Nikola did implement the first step of its business plan. It began delivering its battery electric trucks last year, generating more than $50 million in revenue. But it seems the company bit off more than it could chew as its need for capital and competition from both the Tesla Semi entering the market and legacy truck makers pushed Nikola to pivot its plans.

Shifting gears

In May Nikola announced it was "reprioritizing and refocusing the company." It sold its share of the European JV to its partner and will instead focus its efforts on its hydrogen trucks and related fueling infrastructure in North America. That includes mobile hydrogen fuelers in addition to fueling stations. 

At the time of that announcement, Nikola didn't reiterate its delivery estimates for 2023. The company did say that it was still on track to start hydrogen fuel cell serial production in July as it expects to begin hydrogen truck deliveries by the fourth quarter. Nikola also says it has orders for 178 Nikola hydrogen fuel cell electric trucks from 14 different customers as of mid-June. It will also be able to continue to offer battery-electric trucks from the same production line at its Arizona facility.

A narrower focus on the North American market shouldn't prevent the company from potentially being successful. There is plenty of optimism for the heavy truck market to transition to electric. 

chart showing projection for U.S. electric heavy truck market through 2026.

Estimates show the market for electric heavy trucks could grow quickly in the U.S.

But it's still a very speculative investment and there are many hurdles for the business to succeed. In mid-June Nikola said it was trimming its workforce including at its U.S. facilities. The elimination of 270 jobs will save the company about $50 million annually. Other spending cuts will help it lower annual spending needs to under $400 million per year. 

Nikola reported having about $130 million in cash and equivalents as of March 31. It has since announced additional funding through the sale of the European business and is working to get shareholders to pass a proposal allowing it to potentially offer new shares of stock to raise future capital. 

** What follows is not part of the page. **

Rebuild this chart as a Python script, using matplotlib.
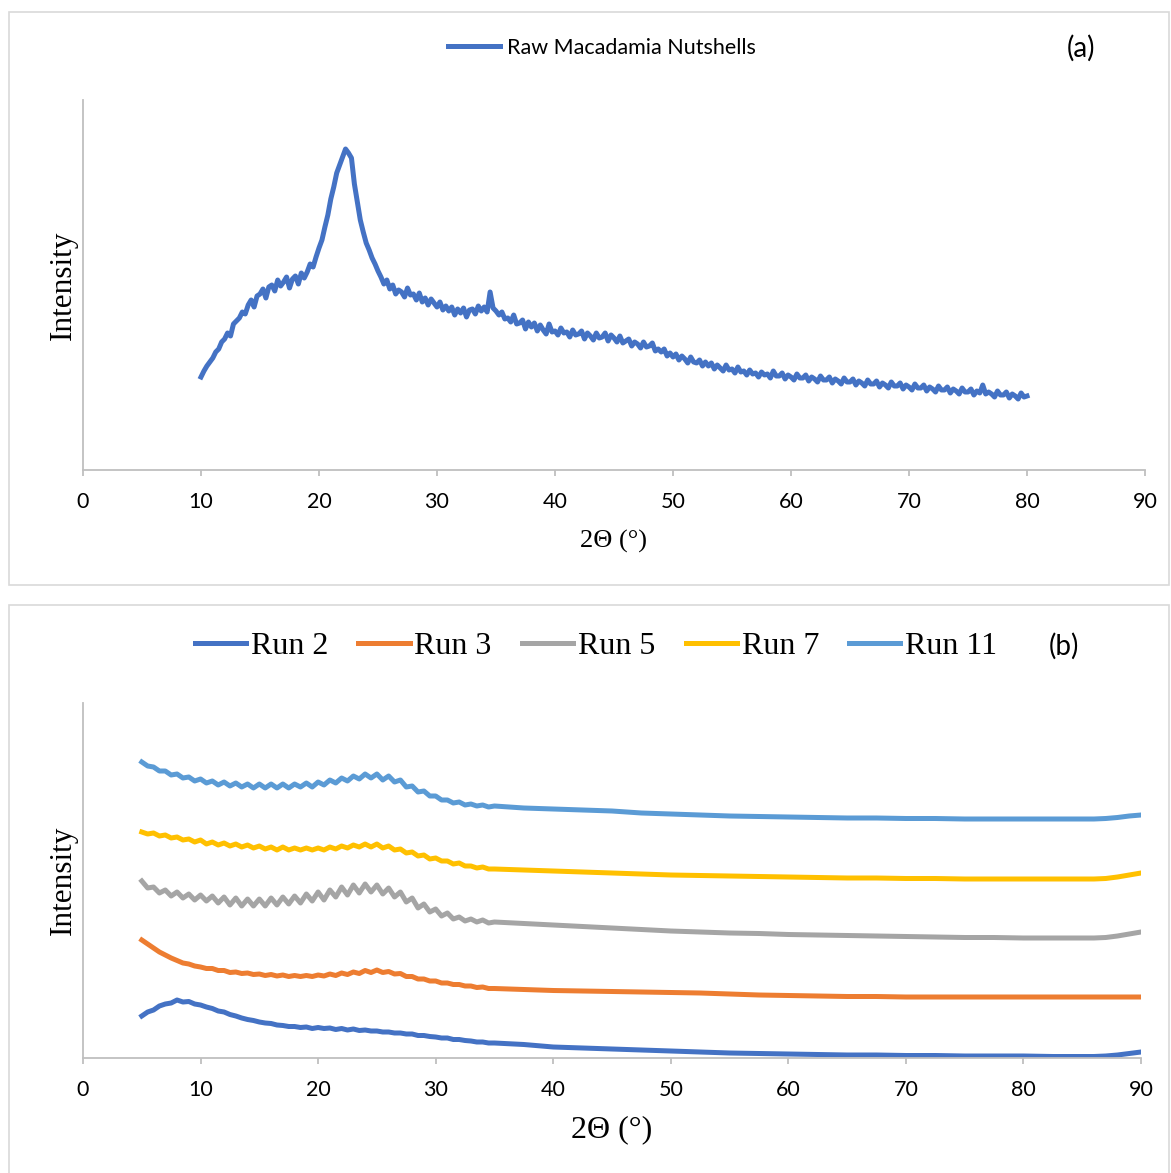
import numpy as np
import matplotlib.pyplot as plt
from matplotlib.patches import Rectangle

# ---- panel (a): raw macadamia nutshells, 10-80 deg in 0.25 steps ----
x_raw = np.arange(10, 80.01, 0.25)
raw = [
    93, 99, 104, 108, 112, 118, 121, 128, 131, 137, 134, 146,
    149, 152, 158, 156, 165, 170, 163, 174, 176, 181, 172, 183,
    185, 179, 190, 184, 188, 193, 182, 191, 194, 186, 197, 192,
    198, 206, 203, 213, 222, 230, 243, 255, 271, 283, 297, 305,
    313, 321, 317, 312, 286, 268, 250, 238, 227, 220, 212, 206,
    199, 193, 186, 190, 181, 185, 176, 180, 178, 173, 182, 175,
    176, 170, 177, 168, 172, 165, 171, 167, 163, 168, 160, 164,
    159, 163, 155, 161, 157, 162, 153, 160, 161, 156, 164, 159,
    163, 158, 178, 162, 159, 155, 158, 151, 152, 148, 155, 146,
    147, 150, 141, 148, 143, 147, 139, 145, 140, 136, 146, 138,
    139, 135, 142, 137, 138, 133, 140, 135, 136, 139, 131, 137,
    134, 130, 137, 132, 133, 137, 129, 135, 132, 128, 134, 127,
    129, 131, 124, 128, 126, 122, 128, 123, 124, 127, 119, 121,
    118, 121, 114, 117, 113, 116, 110, 114, 111, 107, 113, 108,
    107, 110, 104, 108, 104, 107, 101, 105, 102, 99, 105, 100,
    101, 97, 103, 98, 99, 95, 100, 96, 97, 93, 98, 95,
    96, 92, 99, 94, 94, 97, 91, 95, 93, 90, 96, 92,
    92, 95, 89, 93, 91, 88, 94, 90, 90, 93, 87, 91,
    89, 86, 92, 88, 88, 91, 85, 89, 87, 84, 90, 86,
    86, 89, 83, 87, 85, 82, 88, 84, 84, 87, 81, 85,
    83, 80, 86, 82, 82, 85, 79, 83, 81, 78, 84, 80,
    80, 83, 77, 81, 79, 76, 82, 78, 78, 81, 75, 79,
    77, 85, 76, 78, 76, 73, 79, 75, 75, 78, 72, 76,
    74, 71, 77, 73, 74,
]

# ---- panel (b): runs, 5-35 in 0.5 steps, then coarser ----
x_run = np.concatenate([np.arange(5, 35.01, 0.5), np.arange(37.5, 85.01, 2.5),
                        [86, 87, 88, 89, 90]])

run11 = [296, 292, 291, 287, 287, 283, 284, 280, 281, 277, 279, 275, 277, 273, 276, 272,
         275, 271, 274, 270, 274, 270, 274, 270, 274, 270, 274, 271, 275, 271, 276, 273,
         278, 275, 280, 277, 282, 279, 284, 280, 284, 278, 282, 276, 278, 271, 272, 266,
         267, 262, 262, 258, 258, 255, 256, 253, 254, 252, 253, 251, 252,
         250, 249, 248, 247, 245, 244, 243, 242, 241.5, 241, 240.5, 240, 240, 239.5,
         239.5, 239, 239, 239, 239, 239, 239, 239.5, 240.5, 242, 243]
run7 = [226, 224, 225, 222, 223, 220, 221, 218, 219, 216, 218, 214, 216, 213, 215, 212,
        214, 211, 213, 210, 212, 209, 211, 208, 211, 208, 210, 208, 210, 208, 210, 208,
        211, 209, 212, 210, 213, 211, 214, 211, 214, 210, 212, 208, 209, 205, 206, 202,
        203, 199, 200, 197, 197, 194, 195, 192, 192, 190, 191, 189, 189,
        188, 187, 186, 185, 184, 183, 182.5, 182, 181.5, 181, 180.5, 180, 180, 179.5,
        179.5, 179, 179, 179, 179, 179, 179, 179.5, 181, 183, 185]
run5 = [177, 170, 171, 165, 168, 162, 166, 160, 164, 158, 163, 157, 162, 155, 161, 153,
        160, 152, 159, 152, 159, 152, 160, 153, 161, 154, 162, 155, 164, 157, 166, 158,
        168, 161, 171, 163, 173, 165, 174, 166, 173, 164, 170, 161, 166, 156, 160, 150,
        154, 146, 149, 142, 145, 139, 141, 137, 139, 136, 138, 135, 136,
        134.5, 133, 131.5, 130, 128.5, 127, 126, 125, 124.5, 123.5, 123, 122.5, 122,
        121.5, 121, 120.5, 120.5, 120, 120, 120, 120, 120.5, 122, 124, 126]
run3 = [118, 114, 110, 106, 103, 100, 97.5, 95, 94, 92, 91, 89.5, 89.5, 87.5, 87.5, 85.5,
        86, 84.5, 85, 83.5, 84, 82.5, 83.5, 82, 83, 81.5, 82.5, 81.5, 82.5, 81.5, 83, 82,
        84, 82.5, 85, 83.5, 86, 84.5, 87.5, 85.5, 88, 85.5, 86.5, 84, 84.5, 81.5, 81.5, 79,
        79, 77, 77, 75, 75, 73.5, 73.5, 72, 72, 70.5, 71, 69.5, 69.5,
        68.5, 67.5, 67, 66.5, 66, 65.5, 65, 64, 63, 62.5, 62, 61.5, 61.5, 61,
        61, 61, 61, 61, 61, 61, 61, 61, 61, 61, 61]
run2 = [42, 46, 48, 52, 54, 55, 58, 56, 56.5, 54, 53, 51, 49.5, 47, 46, 43.5,
        42, 40, 38.5, 37.5, 36, 35, 34.5, 33, 32.5, 31.5, 31.5, 30.5, 31, 29.5, 30.5, 29.5,
        30, 28.5, 29.5, 28, 29, 27.5, 28, 27, 27, 26, 26, 25, 25, 24, 24, 22.5,
        22.5, 21.5, 21, 20, 20, 18.5, 18.5, 17.5, 17, 16, 16, 15, 15,
        13.5, 11, 10, 9, 8, 7, 6, 5, 4.5, 4, 3.5, 3, 3, 2.5,
        2.5, 2, 2, 2, 1.5, 1.5, 1.5, 2, 3, 4.5, 6]

runs = [("Run 2", run2, "#4472C4"), ("Run 3", run3, "#ED7D31"),
        ("Run 5", run5, "#A5A5A5"), ("Run 7", run7, "#FFC000"),
        ("Run 11", run11, "#5B9BD5")]
xticks = list(range(0, 91, 10))

W, H = 1171, 1173
SANS = "Lato"
SERIF = "Liberation Serif"
AX_COL = "#BFBFBF"


def box(l, t, r, b):
    return [l / W, 1 - b / H, (r - l) / W, (b - t) / H]


def style(ax, ymax, xlab_size, labelpad):
    ax.set_xlim(0, 90)
    ax.set_ylim(0, ymax)
    ax.set_xticks(xticks)
    ax.set_yticks([])
    for s in ("top", "right"):
        ax.spines[s].set_visible(False)
    for s in ("left", "bottom"):
        ax.spines[s].set_color(AX_COL)
        ax.spines[s].set_linewidth(1.3)
    ax.tick_params(axis="x", direction="out", length=4, width=1.3, color=AX_COL,
                   pad=12, labelsize=15.5)
    for lab in ax.get_xticklabels():
        lab.set_fontfamily(SANS)
    ax.set_xlabel("2\u0398 (\u00b0)", family=SERIF, fontsize=xlab_size, labelpad=labelpad)
    ax.set_ylabel("Intensity", family=SERIF, fontsize=22.5, labelpad=4)


fig = plt.figure(figsize=(W / 100, H / 100), dpi=100)

# panel frames
for (l, t, r, b) in [(9, 12, 1169, 585), (9, 605, 1169, 1180)]:
    fig.add_artist(Rectangle((l / W, 1 - b / H), (r - l) / W, (b - t) / H,
                             transform=fig.transFigure, fill=False,
                             edgecolor="#D9D9D9", linewidth=1.2))

# (a)
ax1 = fig.add_axes(box(83, 100, 1145, 470))
ax1.plot(x_raw, raw, color="#4472C4", lw=3.6, label="Raw Macadamia Nutshells")
style(ax1, 370, 19, 13)
fig.legend(*ax1.get_legend_handles_labels(), loc="center",
           bbox_to_anchor=(602 / W, 1 - 48 / H), frameon=False,
           prop={"family": SANS, "size": 15.5}, handlelength=2.4, handletextpad=0.35)
fig.text(1081 / W, 1 - 48 / H, "(a)", family=SANS, fontsize=20, ha="center", va="center")

# (b)
ax2 = fig.add_axes(box(83, 703, 1141, 1058))
for name, vals, col in runs:
    ax2.plot(x_run, vals, color=col, lw=3.6, label=name)
style(ax2, 355, 23, 11)
fig.legend(*ax2.get_legend_handles_labels(), loc="center", ncol=5,
           bbox_to_anchor=(596 / W, 1 - 646 / H), frameon=False,
           prop={"family": SERIF, "size": 23}, handlelength=1.6, handletextpad=0.15,
           columnspacing=0.95)
fig.text(1064 / W, 1 - 646 / H, "(b)", family=SANS, fontsize=20, ha="center", va="center")

fig.savefig("out.png", dpi=100)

The need for additional funding isn't the only risk with an investment in Nikola. A transition to hydrogen-fueled trucks has to take place. The only way an investor should justify investing in the stock now is to speculate on a growing hydrogen fuel economy. The sharp increase in the share price in June isn't a sign of an inflection in the business. But there is a basis to speculate on the stock if one is a believer in the future of hydrogen.